Day 55
Amazed that I'm at 55 days that feels like so much. The last six months I haven't been able to string together more than a month streak so I'm really happy about this. The accountability calls are a great help to me. Makes the biggest difference for me to be a part of a group of fapstronauts that are all trying to stay clean.
This is my sobriety hat trick. My third and hopefully final addiction to curb. First it was substances, then video games, now PMO
I'm sorry I keep spouting the same story, but it's my story. Once I make it to a year I've left each of the support groups and tried to live my life without it. It's gone well both times. And if I hadn't done that I wouldn't have realized yet another new addiction ahd sprouted up that needed to be handled.
Thus would enter a new group. Now it's the third group. I'm confident I'll beat this thing. I will make it a year no PMO I hope and wish that I will do it. Desperately ...I want to stay off pmo for life.
-_-zZzz
I really believe I can do it. The accountability group helps me so much. I remember being in AA. Some people have long streaks of many years. They're at every meeting. Always talking about how great AA is and stuff. I read through the AA book twice! Cover to cover. Then I understood somehow. The most important metaphor : They said that some game in a movie the guy plays and plays but can never win. Then he realizes no matter how many times he plays he will always lose. That the only way to beat the game was to stop playing. So he stops playing the game. And lives the rest of his life in peace no longer addicted to trying to beat the game.
How many times have we all 'tried to moderate this time'? Done it only on Sundays? Tried to only use magazines or something less arousing? Edged and eventually relapsed? Done well for a few months and stopped doing what was working all those months?
The only way to win against PMO is to stop playing with it. Stop sticking a fork in an electric socket thinking the 1000th time it's not going to shock you. And put the fork down. Leave the PMO electrical socket alone. Just get the heck away from it and stay away. Keep doing the things that help you stay sober.

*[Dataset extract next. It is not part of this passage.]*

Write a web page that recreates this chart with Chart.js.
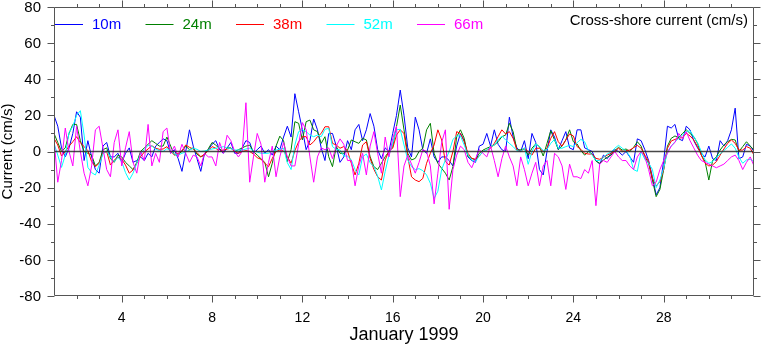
<!DOCTYPE html>
<html><head><meta charset="utf-8">
<script src="https://cdn.jsdelivr.net/npm/chart.js@4.4.1/dist/chart.umd.min.js"></script>
<style>html,body{margin:0;padding:0;background:#fff;}#wrap{width:762px;height:346px;}</style>
</head><body><div id="wrap"><canvas id="c" width="762" height="346"></canvas></div>
<script>
// time grid: January 1999, day 1 .. 32, every 4 hours
const firstDay = 1, samplesPerDay = 6;
const seriesNames = ["10m", "24m", "38m", "52m", "66m"];
const seriesColors = ["#0000ff", "#008000", "#ff0000", "#00ffff", "#ff00ff"];
const xTickDays = [4, 8, 12, 16, 20, 24, 28];
const yTickValues = [-80, -60, -40, -20, 0, 20, 40, 60, 80];
const chartTitle = "Cross-shore current (cm/s)";
const xTitle = "January 1999";
const yTitle = "Current (cm/s)";

const cur10m = [
 20,14,2,-3,2,10, 22,19,-5,6,-3,-10, -12,3,5,-3,-3,-1, -6,-1,2,-6,-5,-3, -5,-1,-3,3,5,7,
 6,-1,1,-4,-11,0, 12,3,-4,-11,-1,1, 4,6,1,-1,2,5, -1,-1,2,6,5,-1, 1,3,-1,1,-2,3,
 1,8,14,8,32,22, 12,1,6,18,12,2, -5,10,10,3,-6,-3, 6,1,12,15,6,12, 21,14,1,-4,2,0,
 10,20,34,20,2,-3, 19,12,1,-1,7,-3, -6,-3,-3,-5,-8,3, 10,6,-3,-5,-6,3, 4,10,3,12,4,1,
 0,19,8,2,0,6, -4,10,5,-10,-13,0, 12,8,1,6,11,2, 1,12,12,2,1,0, -5,-7,-2,-4,-1,1,
 0,-2,0,-3,-6,7, 6,1,-5,-14,-24,-20, -5,14,13,15,7,6, 14,12,6,2,-1,-3, 3,-4,-5,6,3,6,
 12,24,-4,-3,4,3, 0];
const cur24m = [
 10,5,0,2,10,15, 15,6,0,-1,-2,-8, -6,1,2,-4,-6,-2, -3,-6,-8,-10,-6,0, 2,4,6,4.5,3,3,
 8,3,-2,-1.5,0,3, 1,2,-1.5,-3,-2,1.5, 5,3.5,1.5,0,2,2, 0,1,2,3,3.5,0, -2,-4,-6,-14,-6.5,3,
 8.5,6,-5.6,1,16.5,15.6, 6.4,16.5,17.4,12,11,4.5, 8.2,-2.9,-8.4,2.7,-1,-1, 0.8,6.4,5.4,4.5,7.3,6.4, -2.9,-8.4,-10,-6.5,-2.9,0,
 2.7,13.7,25.7,12,-1,-4.7, -3.8,0,1.8,12,15.6,-1, -6.5,-9.3,-12,-15.8,-8.4,8.2, 12,7.3,-2.9,-3.8,-4.7,-1, 0.8,1.8,2.7,3.6,5.4,8.2,
 9.1,15.6,11,0.8,1,1.5, -2,1.8,4.2,2.7,-2.5,4.5, 11.5,6.4,1.2,3,6.4,12, 5.4,4.2,0.5,-2,0,-1.4, -5.3,-6.5,-4.7,-3.2,-2,0.5,
 2.3,0.8,1.4,0,2.3,5.4, 3,-2.9,-6.5,-15.8,-25,-21, -10,3,7.3,8.6,7.7,10, 12,10,8.2,4.5,-2,-5.6, -15.8,-5,-2.9,0.8,3.6,5.4,
 6.7,6.4,0,2.7,5.4,3, 0.8];
const cur38m = [
 7.3,3.6,-2.5,0,3,5.4, 8.2,4.9,2.7,0.5,-5.6,-8.4, -6.5,-1,0,-7.5,-4.7,-3.2, -4.3,-7.5,-12,-10.2,-6.5,-2.9, -0.3,1.4,3.2,1.8,1.2,1.4,
 2.7,0,-1.8,-1,0.5,3.6, 2.3,1.4,-0.6,-2.9,-1.4,0.5, 2.7,1.8,0,0.8,1.4,1.8, 0,-1,0,0.5,0,-1.4, -3.4,-4.3,-6.5,-8.4,-3.8,0,
 0.8,0.3,-2.9,-6.5,0.5,5.4, 8.2,8.2,3.6,5.4,8.2,10, 13.7,13.7,4.5,3.6,1.8,2.7, 0.3,-6.5,-13,-6.5,3.6,5.4, -3.8,-9.9,-14,-15.8,-4.7,0.3,
 1.8,9.1,12,10,-2.9,-14, -15.8,-16.7,-14.9,-6.5,-1,3.6, 12,6.4,-5.6,-7.5,0,11, 10,5.4,-1,-3.8,-4.3,-2.5, 0,0.8,1.8,4.5,8.2,12,
 9.7,11,7.3,0.8,0,1.8, 0,-2,1.8,1.8,0,1.8, 7.3,11,5.4,3,6.4,9.7, 8.6,2.7,1.2,-1,-1.4,-1.4, -3.8,-4.3,-3.2,-2,-1,0,
 1.8,0,0.5,0.8,2.1,3.4, 1.8,-2,-5.6,-14.9,-19,-16.7, -10,1.8,5.8,6.7,7.3,7.8, 10,8.6,6.4,2.7,-2,-6.5, -8,-7.5,-5.6,-2,1.4,4.5,
 6.4,4.5,0.8,0.8,2.7,1.8, -2];
const cur52m = [
 4.5,-2,-8.8,-2,10.4,14, 20,22.6,9.1,-8.8,-11.7,-13, -7.5,-1.4,0.5,-3.2,-5.6,-3.2, -5.6,-11.7,-15.8,-12,-6.5,-1.4, 1.2,3.4,3,1.4,0.5,0,
 1.6,0.5,-1.4,-2,-1,-0.3, 0.8,1.8,1.2,0,0.3,0.8, 1.4,1.8,2.1,2.7,1.9,1.6, 0.8,0.8,0.8,1.4,1.8,0.5, -0.3,-1,-1,-1,0,0.8,
 1.2,1.8,-6.2,-10,3.6,11, 12,11,9.1,8.2,9.1,8.2, 12.3,12.8,2.7,1.2,0.8,-2.5, -2.5,-4.7,-10,-13,-2.9,-1.4, -6.2,-8.4,-13.6,-21.3,-11,-2,
 4.5,12,12.3,3.6,-4.7,-8.4, -10,-9.5,-10.6,-13,-17.6,-26, -22,-10,-4.7,0,6.7,8.6, 8.6,3.6,-2,-4.7,-5.6,-2.5, 0,0.8,2.7,3.6,6.4,8.6,
 6.4,4.5,2.7,0.5,0,2, -7.1,0,4.2,2.7,0.5,1.2, 4.5,6.7,1.8,1.8,2.7,3.4, 2.7,4.9,6.7,5.4,0.5,-2, -5,-5,-3.2,-1.4,-0.3,1.8,
 3.4,1.8,0.3,-2.5,-10,-11, 0,-4.3,-6.5,-9.9,-20,-15.8, -9.3,0,3,5.4,7.3,9.1, 11,11.5,8.2,4.9,0,-4.7, -6.5,-5.6,-3.2,-1.4,0.5,2.3,
 4.2,1.8,-3.2,-6.5,-4.7,-4.3, -5.6];
const cur66m = [
 7,-17,-5,13,0,-8, 14,0,-12,-19,-8,12, 14,2,-10,-14,5,12, -8,2,11,-6,-12,0, -5,15,-8,-1,-6,11,
 13,-1,3,-3,4,-1, -6,-2,-3,-8,-1,-3, -3,-8,5,-1,9,6, 0,-3,0,27,-17,-3, 10,4,-17,-6,3,-14,
 -3,5,-3,-8,-8,4, 16,12,-3,-17,-3,2, 1,2,-4,3,7,4, -5,-5,-19,-8,-1,-13, 3,11,-1,-12,8,-3,
 7,14,-25,-8,-2,-7, -12,-6,1,0,-8,-29, -12,5,12,-32,-10,-2, 3,1,-6,-9,-4,1, -1,-3,3,-5,-14,-4,
 3,-3,-8,-19,-3,-10, -19,-12,-6,-19,-8,-5, -19,-1,-3,-8,-21,-7, -14,-14,-15,-10,-12,-5, -30,-7,-5,-6,-3,0,
 -3,-5,-5,-8,-10,-3, 0,-3,-10,-19,-17,-10, -5,-1,3,5,10,7, 11,6,2,-2,-5,-6, -7,-8,-9,-8,-7,-5,
 -3,-2,-5,-10,-6,-3, -8];

const allSeries = [cur10m, cur24m, cur38m, cur52m, cur66m];
const FONT = "'Liberation Sans', Arial, Helvetica, sans-serif";
Chart.defaults.font.family = FONT;
Chart.defaults.color = '#000';

const datasets = allSeries.map((vals, k) => ({
  label: seriesNames[k],
  data: vals.map((v, i) => ({ x: firstDay + i / samplesPerDay, y: v })),
  borderColor: seriesColors[k],
  backgroundColor: seriesColors[k],
  borderWidth: 1,
  pointRadius: 0,
  tension: 0,
  order: allSeries.length - 1 - k
}));

const decor = {
  id: 'decor',
  afterDatasetsDraw(chart) {
    const { ctx, chartArea: a, scales: { x, y } } = chart;
    ctx.save();
    const L = Math.round(a.left) + 0.5, R = Math.round(a.right) - 0.5;
    const T = Math.round(a.top) + 0.5, B = Math.round(a.bottom) - 0.5;
    // zero line
    const y0 = y.getPixelForValue(0);
    ctx.strokeStyle = 'rgba(40,40,40,0.85)'; ctx.lineWidth = 1.6;
    ctx.beginPath(); ctx.moveTo(L, y0); ctx.lineTo(R, y0); ctx.stroke();
    // frame
    ctx.strokeStyle = '#555'; ctx.lineWidth = 1;
    ctx.beginPath();
    ctx.moveTo(L, T); ctx.lineTo(R, T); ctx.lineTo(R, B); ctx.lineTo(L, B); ctx.closePath();
    ctx.stroke();
    // x ticks (every day, major at labelled days)
    ctx.beginPath();
    for (let d = Math.ceil(x.min) + 1; d < x.max; d++) {
      const px = Math.round(x.getPixelForValue(d)) + 0.5;
      const len = xTickDays.includes(d) ? 7 : 3.5;
      ctx.moveTo(px, B); ctx.lineTo(px, B + len);
      ctx.moveTo(px, T); ctx.lineTo(px, T - len);
    }
    // y ticks (every 10, major every 20)
    for (let v = y.min + 10; v < y.max; v += 10) {
      const py = Math.round(y.getPixelForValue(v)) + 0.5;
      const len = yTickValues.includes(v) ? 7 : 3.5;
      ctx.moveTo(L, py); ctx.lineTo(L - len, py);
      ctx.moveTo(R, py); ctx.lineTo(R + len, py);
    }
    for (const v of [y.min, y.max]) {
      const py = Math.round(y.getPixelForValue(v)) + 0.5;
      ctx.moveTo(L, py); ctx.lineTo(L - 7, py);
      ctx.moveTo(R, py); ctx.lineTo(R + 7, py);
    }
    ctx.stroke();
    // y tick labels
    ctx.fillStyle = '#000';
    ctx.font = '15px ' + FONT;
    ctx.textAlign = 'right'; ctx.textBaseline = 'middle';
    yTickValues.forEach(v => ctx.fillText(String(v), a.left - 13, y.getPixelForValue(v) + 0.5));
    // legend
    ctx.textAlign = 'left';
    chart.data.datasets.forEach((ds, k) => {
      const x0 = a.left + 1 + k * 90.5, yy = a.top + 17.5;
      ctx.strokeStyle = ds.borderColor; ctx.lineWidth = 1;
      ctx.beginPath(); ctx.moveTo(x0, yy); ctx.lineTo(x0 + 28, yy); ctx.stroke();
      ctx.fillStyle = ds.borderColor;
      ctx.fillText(ds.label, x0 + 37, yy + 0.5);
    });
    // title inside plot
    ctx.fillStyle = '#000'; ctx.textAlign = 'right';
    ctx.fillText(chartTitle, a.right - 6, a.top + 14);
    ctx.restore();
  }
};

new Chart(document.getElementById('c'), {
  type: 'line',
  data: { datasets },
  options: {
    responsive: false, animation: false, devicePixelRatio: 1,
    layout: { padding: { left: 0, right: 8, top: 7, bottom: 0 } },
    plugins: { legend: { display: false }, tooltip: { enabled: false }, title: { display: false } },
    scales: {
      x: {
        type: 'linear', min: 1, max: 32,
        afterBuildTicks: s => { s.ticks = xTickDays.map(v => ({ value: v })); },
        afterFit: s => { s.height = 50; },
        grid: { display: false, drawTicks: false }, border: { display: false },
        ticks: { font: { size: 14 }, color: '#000', padding: 14, maxRotation: 0, autoSkip: false },
        title: { display: true, text: xTitle, font: { size: 18, lineHeight: 1.2 }, color: '#000', padding: { top: 0, bottom: 0 } }
      },
      y: {
        min: -80, max: 80,
        afterBuildTicks: s => { s.ticks = yTickValues.map(v => ({ value: v })); },
        afterFit: s => { s.width = 54; },
        grid: { display: false, drawTicks: false }, border: { display: false },
        ticks: { display: false },
        title: { display: true, text: yTitle, font: { size: 15, lineHeight: 1 }, color: '#000', padding: { top: 0, bottom: 0 } }
      }
    }
  },
  plugins: [decor]
});
</script></body></html>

Sighs. Who am I talking to?
I sat in those AA rooms full of every kind of person. We were all drunks in recovery. No one wanted to listen to a word I said unless it was joke. I've always been told I'm fun to be around. Everyone thought they knew better. Everyone talked trash. I just sat silently. Waiting. Struggling. Finding ways to stay sober that worked for me.
I saw dozens of people over the year come in and out. Sober a few months disappear a few, rinse and repeat. The endless cycle of addiction. I saw people in their 50's or older still buying hard drugs caught in the cycle of addiction.
I always thought the same thing when I saw them come back on Day 0, "I don't want that to be me." When I saw people with long streaks I'd observe them. Read whatever they wrote, listen to whatever they said. Ask them their opinions on how to stay sober. What worked for them? I took in the freely given, subtle energy that radiated off of their beings.
I felt I could stay sober. A year passed. No one really learned my secret. I tried to sponsor people. Tried to talk to people about sobriety. It was rare that it helped anyone. Once in a while, someone wouldn't really do what I suggested. But just talking to me somehow helped them find their own solution and they'd end up building a long sober streak within the next months.
I think they took in the freely given energy radiating off of me and found their own solution. Perhaps they had that thing that helps people get sober. A determination to find a way out of this trap called addiction.